*Brief*.
From the first line of the data below through the line holding "return (r / 255, g / 255, b / 255)", output each line exactly and leave the pictures out.

══════

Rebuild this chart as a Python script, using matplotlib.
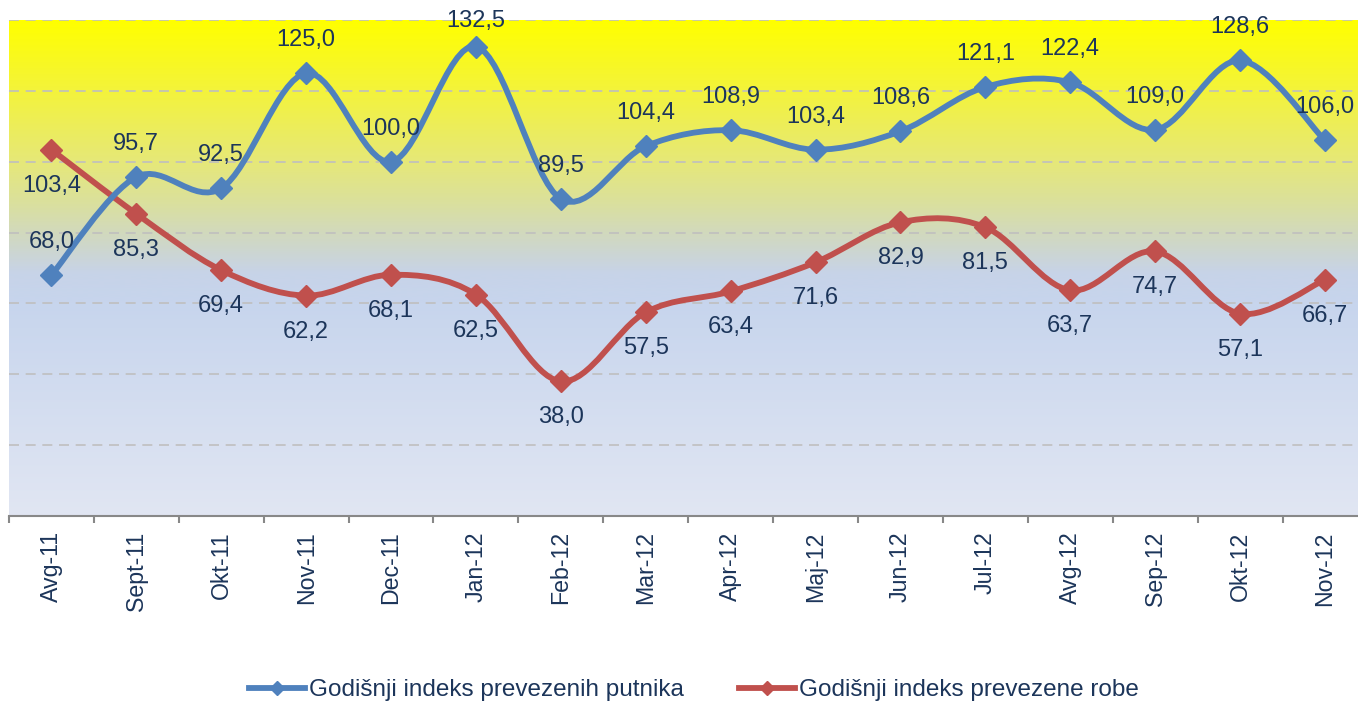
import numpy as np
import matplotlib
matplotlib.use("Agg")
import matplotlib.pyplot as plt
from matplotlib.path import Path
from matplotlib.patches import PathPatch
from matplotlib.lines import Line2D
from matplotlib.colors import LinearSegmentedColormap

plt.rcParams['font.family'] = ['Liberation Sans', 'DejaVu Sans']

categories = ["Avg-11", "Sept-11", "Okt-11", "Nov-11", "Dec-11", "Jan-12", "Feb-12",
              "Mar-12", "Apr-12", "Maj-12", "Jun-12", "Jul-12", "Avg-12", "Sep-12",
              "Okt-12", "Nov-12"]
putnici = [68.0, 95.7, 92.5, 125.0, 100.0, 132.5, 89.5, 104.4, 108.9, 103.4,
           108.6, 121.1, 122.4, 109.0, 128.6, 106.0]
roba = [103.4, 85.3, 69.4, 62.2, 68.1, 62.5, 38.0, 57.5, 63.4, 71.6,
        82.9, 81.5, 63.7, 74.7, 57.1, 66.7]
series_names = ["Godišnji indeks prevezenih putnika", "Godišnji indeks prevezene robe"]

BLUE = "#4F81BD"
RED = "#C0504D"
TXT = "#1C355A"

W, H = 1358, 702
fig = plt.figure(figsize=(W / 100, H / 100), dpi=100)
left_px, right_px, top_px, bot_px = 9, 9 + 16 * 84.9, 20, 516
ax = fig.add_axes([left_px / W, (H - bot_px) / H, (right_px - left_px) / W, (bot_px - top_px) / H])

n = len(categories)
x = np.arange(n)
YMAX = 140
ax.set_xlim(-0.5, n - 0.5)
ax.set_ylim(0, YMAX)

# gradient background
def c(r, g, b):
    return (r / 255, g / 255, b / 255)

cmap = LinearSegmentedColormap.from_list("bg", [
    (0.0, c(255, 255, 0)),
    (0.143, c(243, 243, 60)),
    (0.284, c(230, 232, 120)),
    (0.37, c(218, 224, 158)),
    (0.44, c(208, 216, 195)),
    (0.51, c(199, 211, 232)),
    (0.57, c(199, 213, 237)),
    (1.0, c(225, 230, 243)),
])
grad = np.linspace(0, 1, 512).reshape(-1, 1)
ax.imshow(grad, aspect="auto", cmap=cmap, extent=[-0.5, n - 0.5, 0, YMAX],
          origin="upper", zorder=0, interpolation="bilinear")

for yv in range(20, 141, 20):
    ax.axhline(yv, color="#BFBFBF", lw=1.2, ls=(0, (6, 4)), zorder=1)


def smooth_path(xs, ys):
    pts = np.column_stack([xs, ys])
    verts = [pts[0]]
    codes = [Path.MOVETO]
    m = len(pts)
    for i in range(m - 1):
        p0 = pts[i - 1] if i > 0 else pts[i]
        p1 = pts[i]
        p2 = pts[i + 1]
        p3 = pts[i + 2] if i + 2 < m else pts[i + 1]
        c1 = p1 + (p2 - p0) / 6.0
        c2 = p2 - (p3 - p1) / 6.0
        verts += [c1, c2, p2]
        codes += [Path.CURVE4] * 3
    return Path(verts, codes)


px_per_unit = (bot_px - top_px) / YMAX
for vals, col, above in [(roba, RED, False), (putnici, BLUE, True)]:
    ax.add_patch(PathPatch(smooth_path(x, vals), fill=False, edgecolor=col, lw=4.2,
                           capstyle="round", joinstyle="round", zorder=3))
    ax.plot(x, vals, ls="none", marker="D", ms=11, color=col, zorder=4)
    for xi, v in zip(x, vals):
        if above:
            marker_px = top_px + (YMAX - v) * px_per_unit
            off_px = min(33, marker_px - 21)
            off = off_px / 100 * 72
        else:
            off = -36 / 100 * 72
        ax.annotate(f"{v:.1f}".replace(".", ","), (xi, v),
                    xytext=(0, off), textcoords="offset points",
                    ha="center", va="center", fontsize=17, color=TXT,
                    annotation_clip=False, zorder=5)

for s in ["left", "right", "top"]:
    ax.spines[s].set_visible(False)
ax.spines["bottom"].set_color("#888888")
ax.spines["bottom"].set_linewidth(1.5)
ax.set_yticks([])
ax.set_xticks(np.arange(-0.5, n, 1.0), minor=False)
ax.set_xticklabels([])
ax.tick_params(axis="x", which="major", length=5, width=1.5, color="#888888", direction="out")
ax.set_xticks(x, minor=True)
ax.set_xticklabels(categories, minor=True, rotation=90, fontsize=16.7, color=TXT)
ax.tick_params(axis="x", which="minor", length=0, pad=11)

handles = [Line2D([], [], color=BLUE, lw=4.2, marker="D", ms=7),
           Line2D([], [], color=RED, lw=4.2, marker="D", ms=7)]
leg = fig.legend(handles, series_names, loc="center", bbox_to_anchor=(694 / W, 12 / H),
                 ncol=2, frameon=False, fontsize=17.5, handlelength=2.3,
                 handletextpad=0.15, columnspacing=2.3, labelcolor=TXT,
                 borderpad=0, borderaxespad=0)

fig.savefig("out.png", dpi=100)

══════

*Exercise solution*.
Rebuild this chart as a Python script, using matplotlib.
import numpy as np
import matplotlib
matplotlib.use("Agg")
import matplotlib.pyplot as plt
from matplotlib.path import Path
from matplotlib.patches import PathPatch
from matplotlib.lines import Line2D
from matplotlib.colors import LinearSegmentedColormap

plt.rcParams['font.family'] = ['Liberation Sans', 'DejaVu Sans']

categories = ["Avg-11", "Sept-11", "Okt-11", "Nov-11", "Dec-11", "Jan-12", "Feb-12",
              "Mar-12", "Apr-12", "Maj-12", "Jun-12", "Jul-12", "Avg-12", "Sep-12",
              "Okt-12", "Nov-12"]
putnici = [68.0, 95.7, 92.5, 125.0, 100.0, 132.5, 89.5, 104.4, 108.9, 103.4,
           108.6, 121.1, 122.4, 109.0, 128.6, 106.0]
roba = [103.4, 85.3, 69.4, 62.2, 68.1, 62.5, 38.0, 57.5, 63.4, 71.6,
        82.9, 81.5, 63.7, 74.7, 57.1, 66.7]
series_names = ["Godišnji indeks prevezenih putnika", "Godišnji indeks prevezene robe"]

BLUE = "#4F81BD"
RED = "#C0504D"
TXT = "#1C355A"

W, H = 1358, 702
fig = plt.figure(figsize=(W / 100, H / 100), dpi=100)
left_px, right_px, top_px, bot_px = 9, 9 + 16 * 84.9, 20, 516
ax = fig.add_axes([left_px / W, (H - bot_px) / H, (right_px - left_px) / W, (bot_px - top_px) / H])

n = len(categories)
x = np.arange(n)
YMAX = 140
ax.set_xlim(-0.5, n - 0.5)
ax.set_ylim(0, YMAX)

# gradient background
def c(r, g, b):
    return (r / 255, g / 255, b / 255)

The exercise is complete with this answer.